== GOAL ==
It is required that the lines from the top of the listing through the line with "plt.rcParams['font.family'] = ['Liberation" be reproduced exactly, excluding pictures.

== DATA EXCERPT ==
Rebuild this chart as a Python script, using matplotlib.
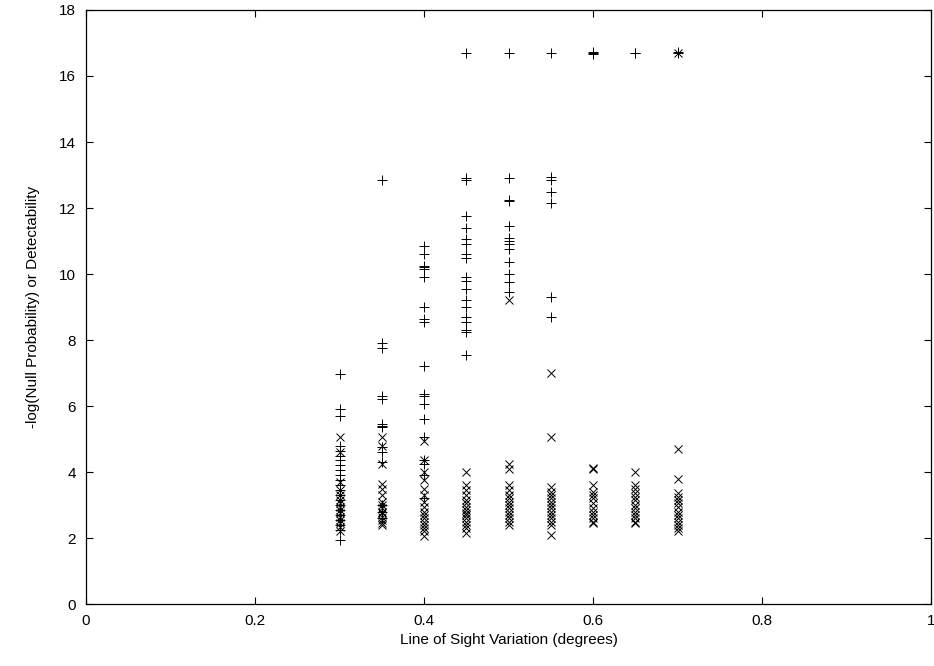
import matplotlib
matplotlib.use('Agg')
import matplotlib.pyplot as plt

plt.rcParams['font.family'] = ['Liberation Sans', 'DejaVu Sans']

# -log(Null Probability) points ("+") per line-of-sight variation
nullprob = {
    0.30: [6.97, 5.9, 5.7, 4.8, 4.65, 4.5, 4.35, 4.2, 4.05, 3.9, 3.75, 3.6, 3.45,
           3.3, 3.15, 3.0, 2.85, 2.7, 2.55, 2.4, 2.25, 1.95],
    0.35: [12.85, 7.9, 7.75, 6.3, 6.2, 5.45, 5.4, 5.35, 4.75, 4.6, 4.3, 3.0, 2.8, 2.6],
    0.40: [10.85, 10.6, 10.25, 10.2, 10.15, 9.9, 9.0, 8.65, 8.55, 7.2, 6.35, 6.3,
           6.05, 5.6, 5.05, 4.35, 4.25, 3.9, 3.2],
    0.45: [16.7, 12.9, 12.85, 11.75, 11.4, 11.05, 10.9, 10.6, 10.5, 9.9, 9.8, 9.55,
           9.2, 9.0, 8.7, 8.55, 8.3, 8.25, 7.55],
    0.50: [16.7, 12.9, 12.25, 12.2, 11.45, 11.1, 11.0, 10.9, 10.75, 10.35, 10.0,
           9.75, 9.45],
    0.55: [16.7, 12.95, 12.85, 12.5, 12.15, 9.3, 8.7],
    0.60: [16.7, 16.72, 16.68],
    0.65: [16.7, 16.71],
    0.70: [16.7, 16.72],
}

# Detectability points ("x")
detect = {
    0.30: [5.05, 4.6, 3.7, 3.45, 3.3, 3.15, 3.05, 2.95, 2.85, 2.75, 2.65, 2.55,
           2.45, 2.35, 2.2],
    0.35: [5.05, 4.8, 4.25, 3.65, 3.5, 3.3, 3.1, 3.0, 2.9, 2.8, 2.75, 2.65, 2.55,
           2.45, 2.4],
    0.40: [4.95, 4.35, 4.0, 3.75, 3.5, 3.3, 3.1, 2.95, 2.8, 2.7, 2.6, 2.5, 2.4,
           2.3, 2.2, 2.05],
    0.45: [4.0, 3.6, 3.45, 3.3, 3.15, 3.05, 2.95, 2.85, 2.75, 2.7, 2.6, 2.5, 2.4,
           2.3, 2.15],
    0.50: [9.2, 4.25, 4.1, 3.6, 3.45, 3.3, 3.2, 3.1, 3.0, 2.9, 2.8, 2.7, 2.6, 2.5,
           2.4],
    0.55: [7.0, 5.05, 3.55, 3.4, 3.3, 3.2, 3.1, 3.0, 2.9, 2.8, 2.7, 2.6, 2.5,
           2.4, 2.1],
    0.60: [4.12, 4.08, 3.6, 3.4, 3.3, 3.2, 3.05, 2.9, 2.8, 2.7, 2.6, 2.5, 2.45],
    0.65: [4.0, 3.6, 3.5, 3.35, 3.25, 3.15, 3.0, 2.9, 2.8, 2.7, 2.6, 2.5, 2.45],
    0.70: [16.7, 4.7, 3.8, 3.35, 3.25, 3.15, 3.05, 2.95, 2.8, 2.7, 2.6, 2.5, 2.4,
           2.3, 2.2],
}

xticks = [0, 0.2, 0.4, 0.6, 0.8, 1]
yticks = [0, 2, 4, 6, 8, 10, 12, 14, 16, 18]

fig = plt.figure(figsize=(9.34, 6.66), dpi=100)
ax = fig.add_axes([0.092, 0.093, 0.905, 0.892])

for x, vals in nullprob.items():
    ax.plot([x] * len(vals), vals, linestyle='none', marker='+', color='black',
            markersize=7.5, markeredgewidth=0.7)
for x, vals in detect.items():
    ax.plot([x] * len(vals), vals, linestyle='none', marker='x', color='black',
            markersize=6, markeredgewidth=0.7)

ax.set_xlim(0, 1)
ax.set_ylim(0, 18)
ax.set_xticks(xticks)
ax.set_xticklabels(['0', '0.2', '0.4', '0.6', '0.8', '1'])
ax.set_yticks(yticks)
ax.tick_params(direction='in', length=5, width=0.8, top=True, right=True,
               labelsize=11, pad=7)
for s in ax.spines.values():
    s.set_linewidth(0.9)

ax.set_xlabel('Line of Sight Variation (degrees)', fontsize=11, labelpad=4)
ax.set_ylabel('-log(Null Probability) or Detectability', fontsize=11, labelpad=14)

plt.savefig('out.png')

== RESULT ==
Rebuild this chart as a Python script, using matplotlib.
import matplotlib
matplotlib.use('Agg')
import matplotlib.pyplot as plt

plt.rcParams['font.family'] = ['Liberation Sans', 'DejaVu Sans']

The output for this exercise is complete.